Bug #59598 network can cause seconds_behind_master to fluctuate between 0 and large number
Submitted: 19 Jan 2011 1:46 Modified: 19 Jan 2011 4:11
Reporter: Ben Krug Email Updates:
Status: Verified Impact on me:
None 
Category:MySQL Server: Replication Severity:S4 (Feature request)
Version:5.5, 5.6 OS:Any
Assigned to: Luis Soares CPU Architecture:Any

[19 Jan 2011 1:46] Ben Krug
Description:
In SHOW SLAVE STATUS, Seconds_behind_master will fluctuate between 0 and a large number when there is a network issue. This is due to the fact that the IO Thread can not keep
up with the SQL thread. When the SQL thread is all caught up on the relay logs Seconds_behind_master is set to 0.

Basically the problem is that the SQL thread doesn't know the difference between two cases:

1. The IO thread not being able to download the logs fast enough
2. There is nothing for the IO thread to download

This is a known issue and expected with 5.1.
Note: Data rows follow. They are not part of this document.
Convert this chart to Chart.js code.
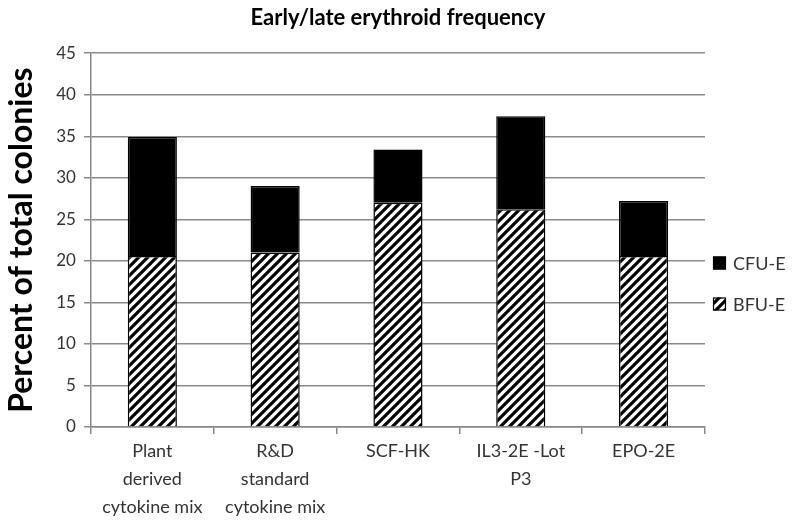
<!DOCTYPE html>
<html>
<head>
<meta charset="utf-8">
<script src="https://cdn.jsdelivr.net/npm/chart.js@4.4.1/dist/chart.umd.min.js"></script>
<style>
    html, body { margin: 0; padding: 0; background: #fff; }
    #wrap { width: 792px; height: 524px; }
</style>
</head>
<body>
<div id="wrap"><canvas id="erythroidChart" width="792" height="524"></canvas></div>
<script>
const categories = [
    ['Plant', 'derived', 'cytokine mix'],
    ['R&D', 'standard', 'cytokine mix'],
    'SCF-HK',
    ['IL3-2E -Lot', 'P3'],
    'EPO-2E'
];
const seriesNames = ['BFU-E', 'CFU-E'];
const bfuValues = [20.6, 21.0, 27.0, 26.2, 20.6];
const cfuValues = [14.3, 8.0, 6.4, 11.2, 6.6];
const yMax = 45;
const yStep = 5;

const FONT = 'Lato, "Liberation Sans", sans-serif';
const TEXT_COLOR = '#333333';

// diagonal hatch for BFU-E
function makeHatch() {
    const s = 9;
    const c = document.createElement('canvas');
    c.width = s;
    c.height = s;
    const g = c.getContext('2d');
    g.fillStyle = '#ffffff';
    g.fillRect(0, 0, s, s);
    g.strokeStyle = '#000000';
    g.lineWidth = 3.2;
    g.beginPath();
    g.moveTo(-1, s + 1); g.lineTo(s + 1, -1);
    g.moveTo(-s / 2 - 1, s / 2 + 1); g.lineTo(s / 2 + 1, -s / 2 - 1);
    g.moveTo(s / 2 - 1, s * 1.5 + 1); g.lineTo(s * 1.5 + 1, s / 2 - 1);
    g.stroke();
    return g.createPattern(c, 'repeat');
}

const ctx = document.getElementById('erythroidChart').getContext('2d');
const hatch = makeHatch();

// legend drawn at the right, CFU-E above BFU-E
const sideLegend = {
    id: 'sideLegend',
    afterDraw(chart) {
        const c = chart.ctx;
        const items = chart.data.datasets.slice().reverse();
        const x = 713;
        let y = 263;
        c.save();
        c.font = '18px ' + FONT;
        c.textBaseline = 'middle';
        items.forEach(ds => {
            c.fillStyle = ds.backgroundColor;
            c.fillRect(x, y - 6.5, 13, 13);
            c.strokeStyle = '#000';
            c.lineWidth = 1.2;
            c.strokeRect(x + 0.5, y - 6, 12, 12);
            c.fillStyle = TEXT_COLOR;
            c.fillText(ds.label, x + 20, y + 1);
            y += 41;
        });
        c.restore();
    }
};

new Chart(ctx, {
    type: 'bar',
    data: {
        labels: categories,
        datasets: [
            {
                label: seriesNames[0],
                data: bfuValues,
                backgroundColor: hatch,
                borderColor: '#000000',
                borderWidth: 1.5,
                barPercentage: 0.4,
                categoryPercentage: 1.0
            },
            {
                label: seriesNames[1],
                data: cfuValues,
                backgroundColor: '#000000',
                borderColor: '#000000',
                borderWidth: 1.5,
                barPercentage: 0.4,
                categoryPercentage: 1.0
            }
        ]
    },
    options: {
        responsive: false,
        animation: false,
        layout: {
            padding: { top: 0, right: 0, bottom: 0, left: 4 }
        },
        scales: {
            x: {
                stacked: true,
                border: { color: '#888888', width: 1.5 },
                grid: {
                    offset: true,
                    drawOnChartArea: false,
                    drawTicks: true,
                    tickLength: 7,
                    color: '#888888',
                    lineWidth: 1.5
                },
                ticks: {
                    color: TEXT_COLOR,
                    font: { family: FONT, size: 18, lineHeight: '28px' },
                    padding: 3,
                    maxRotation: 0,
                    autoSkip: false
                }
            },
            y: {
                stacked: true,
                min: 0,
                max: yMax,
                border: { color: '#888888', width: 1.5 },
                grid: {
                    color: '#8a8a8a',
                    lineWidth: 1.5,
                    tickLength: 7
                },
                ticks: {
                    stepSize: yStep,
                    color: TEXT_COLOR,
                    font: { family: FONT, size: 17 },
                    padding: 8
                },
                title: {
                    display: true,
                    text: 'Percent of total colonies',
                    color: '#000000',
                    font: { family: FONT, size: 32, weight: 'bold', lineHeight: 1.1 },
                    padding: { top: 0, bottom: 9 }
                }
            },
            // keeps room on the right for the legend
            yRight: {
                position: 'right',
                display: true,
                grid: { display: false, drawTicks: false },
                border: { display: false },
                ticks: { display: false },
                afterFit(scale) { scale.width = 87; }
            }
        },
        plugins: {
            legend: { display: false },
            tooltip: { enabled: false },
            title: {
                display: true,
                text: 'Early/late erythroid frequency',
                color: '#000000',
                font: { family: FONT, size: 22, weight: 'bold', lineHeight: 1.1 },
                padding: { top: 6, bottom: 23 }
            }
        }
    },
    plugins: [sideLegend]
});
</script>
</body>
</html>
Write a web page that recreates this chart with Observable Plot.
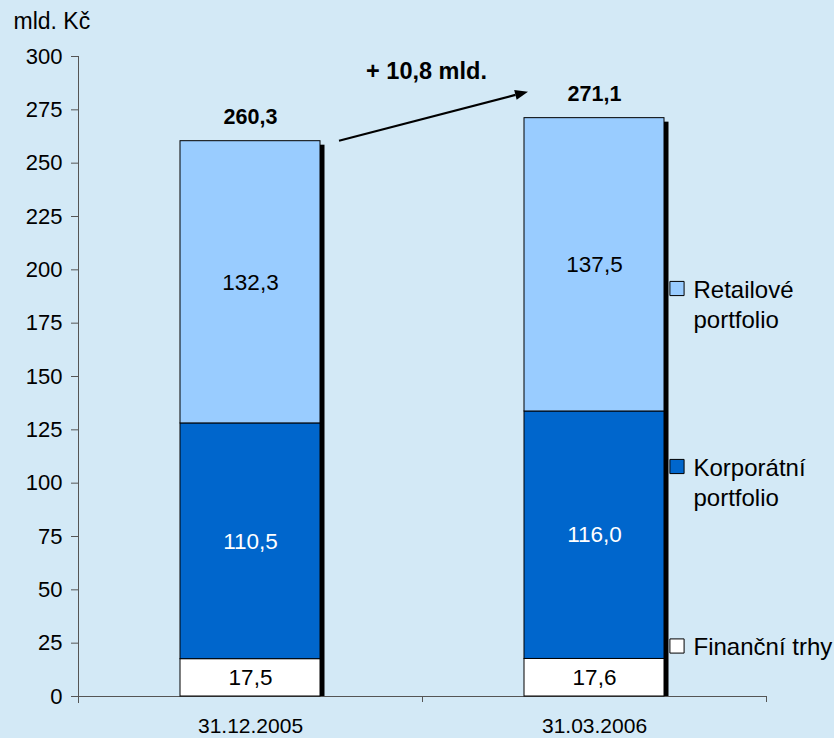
<!DOCTYPE html>
<html>
<head>
<meta charset="utf-8">
<script src="https://cdn.jsdelivr.net/npm/d3@7"></script>
<script src="https://cdn.jsdelivr.net/npm/@observablehq/plot@0.6"></script>
<style>
  html, body { margin: 0; padding: 0; background: #d3e9f6; }
  #chart svg { display: block; }
</style>
</head>
<body>
<div id="chart"></div>
<script>
// Loan portfolio by segment, in billions of CZK
const dates = ["31.12.2005", "31.03.2006"];
const seriesNames = ["Finanční trhy", "Korporátní portfolio", "Retailové portfolio"];
const financniTrhy = [17.5, 17.6];
const korporatni = [110.5, 116.0];
const retailove = [132.3, 137.5];
const totals = [260.3, 271.1];
const yTicks = [0, 25, 50, 75, 100, 125, 150, 175, 200, 225, 250, 275, 300];
const unitLabel = "mld. Kč";
const legendLabels = ["Retailové\nportfolio", "Korporátní\nportfolio", "Finanční trhy"];
const legendSeries = ["Retailové portfolio", "Korporátní portfolio", "Finanční trhy"];

const colors = ["#ffffff", "#0066cc", "#99ccff"];
const fmt = v => v.toFixed(1).replace(".", ",");

const rows = dates.flatMap((date, i) => [
  {date, series: seriesNames[0], value: financniTrhy[i]},
  {date, series: seriesNames[1], value: korporatni[i]},
  {date, series: seriesNames[2], value: retailove[i]}
]);
const totalRows = dates.map((date, i) => ({date, total: totals[i]}));
const changeLabel = "+ " + fmt(totals[1] - totals[0]) + " mld.";

const W = 834, H = 738;
const mL = 78, mR = 68, mT = 56, mB = 42;
const halfStep = (W - mL - mR) / dates.length / 2;
const inset = 102;
const axisColor = "#555";

// legend rows, top edges within the frame
const legendTops = [225, 403, 582.5];
const legendMarks = legendLabels.flatMap((label, i) => [
  Plot.dot([label], {
    frameAnchor: "top-left", dx: 598.5, dy: legendTops[i] + 7,
    symbol: "square", r: 8,
    fill: colors[seriesNames.indexOf(legendSeries[i])], stroke: "black", strokeWidth: 1
  }),
  Plot.text([label], {
    frameAnchor: "top-left", dx: 615, dy: legendTops[i] - 5,
    text: d => d, textAnchor: "start", lineAnchor: "top",
    fontSize: 24, lineHeight: 1.25, fill: "black"
  })
]);

const plot = Plot.plot({
  width: W, height: H,
  marginLeft: mL, marginRight: mR, marginTop: mT, marginBottom: mB,
  style: {
    background: "#d3e9f6",
    fontFamily: "'Liberation Sans', Arial, Helvetica, sans-serif",
    fontSize: "22px",
    color: "black"
  },
  x: {domain: dates, padding: 0, axis: null, label: null},
  y: {domain: [0, 300], axis: null, label: null},
  color: {domain: seriesNames, range: colors},
  marks: [
    // axis lines
    Plot.frame({anchor: "left", stroke: axisColor, insetBottom: -6}),
    Plot.ruleY([0], {stroke: axisColor}),
    Plot.axisY({ticks: yTicks, anchor: "left", tickSize: 7, tickPadding: 9,
      stroke: axisColor, fill: "black", fontSize: 22, label: null}),
    Plot.axisX({anchor: "bottom", tickSize: 0, tickPadding: 22,
      fill: "black", fontSize: 21, label: null}),
    Plot.axisX({anchor: "bottom", tickSize: 6, dx: halfStep, tickFormat: () => "",
      stroke: axisColor, label: null}),
    // drop shadow behind each bar
    Plot.barY(totalRows, {x: "date", y: "total", fill: "black",
      dx: 4.5, insetTop: 4, insetLeft: inset, insetRight: inset}),
    // stacked segments
    Plot.barY(rows, {x: "date", y: "value", z: "series", fill: "series",
      stroke: "black", strokeWidth: 1, insetLeft: inset, insetRight: inset}),
    // segment values
    Plot.text(rows, Plot.stackY({x: "date", y: "value", z: "series",
      text: d => d.series !== seriesNames[1] ? fmt(d.value) : null,
      fill: "black", fontSize: 22.5})),
    Plot.text(rows, Plot.stackY({x: "date", y: "value", z: "series",
      text: d => d.series === seriesNames[1] ? fmt(d.value) : null,
      fill: "white", fontSize: 22.5})),
    // totals above bars
    Plot.text(totalRows, {x: "date", y: "total", text: d => fmt(d.total),
      dy: -24, fontWeight: "bold", fontSize: 21.5, fill: "black"}),
    // unit label and change annotation
    Plot.text([unitLabel], {frameAnchor: "top-left", dx: -65, dy: -44, text: d => d,
      textAnchor: "start", lineAnchor: "top", fontSize: 23, fill: "black"}),
    Plot.text([changeLabel], {frameAnchor: "top", dx: 4, dy: 6, text: d => d,
      lineAnchor: "top", fontWeight: "bold", fontSize: 23.5, fill: "black"}),
    ...legendMarks
  ]
});

document.getElementById("chart").appendChild(plot);

// arrow from the first total towards the second total label
const svg = d3.select(plot.tagName.toLowerCase() === "svg" ? plot : plot.querySelector("svg"));
const xs = plot.scale("x");
const ys = plot.scale("y");
const x0 = xs.apply(dates[0]) + xs.bandwidth - inset + 19;
const y0 = ys.apply(totals[0]);
const x1 = xs.apply(dates[1]) + inset + 4;
const y1 = ys.apply(totals[1]) - 26;
const ang = Math.atan2(y1 - y0, x1 - x0);
const headLen = 13, headHalf = 5;
const bx = x1 - headLen * Math.cos(ang), by = y1 - headLen * Math.sin(ang);
const g = svg.append("g").attr("class", "arrow");
g.append("line")
  .attr("x1", x0).attr("y1", y0).attr("x2", bx).attr("y2", by)
  .attr("stroke", "black").attr("stroke-width", 2.2);
g.append("path")
  .attr("d", `M${x1},${y1}L${bx + headHalf * Math.sin(ang)},${by - headHalf * Math.cos(ang)}L${bx - headHalf * Math.sin(ang)},${by + headHalf * Math.cos(ang)}Z`)
  .attr("fill", "black");
</script>
</body>
</html>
However, 5.5 should be able to fix this if heartbeats are enabled since it knows that there should always be something for the IO thread to be downloading. Looking at the
code, there is even a comment which says that heartbeats can fix the issue:

http://bazaar.launchpad.net/~mysql/mysql-server/mysql-5.5/view/head:/sql/slave.cc#L4577

So what would be nice is to get this done in 5.5 (basically by removing the setting to 0 when heartbeats are enabled and a heartbeat isn't the last event received).  It looks as if this could be accomplished by adding an if() before setting it to 0, so this may be a quick fix.

How to repeat:
set up replication, break connection between master and slave sporadically

Suggested fix:
looks as if an if() could be added in the code, to use replication heartbeat, and not set seconds_behind_master to 0 if heartbeat is not current.
[30 Jan 2012 21:35] Ben Krug
There has been some progress on this general issue.  See
http://bugs.mysql.com/bug.php?id=52166 for details.
[25 Sep 2017 4:53] Rick James
I think https://dba.stackexchange.com/a/186785/1876 is discussing a possible explanation for this bug, even in 5.7.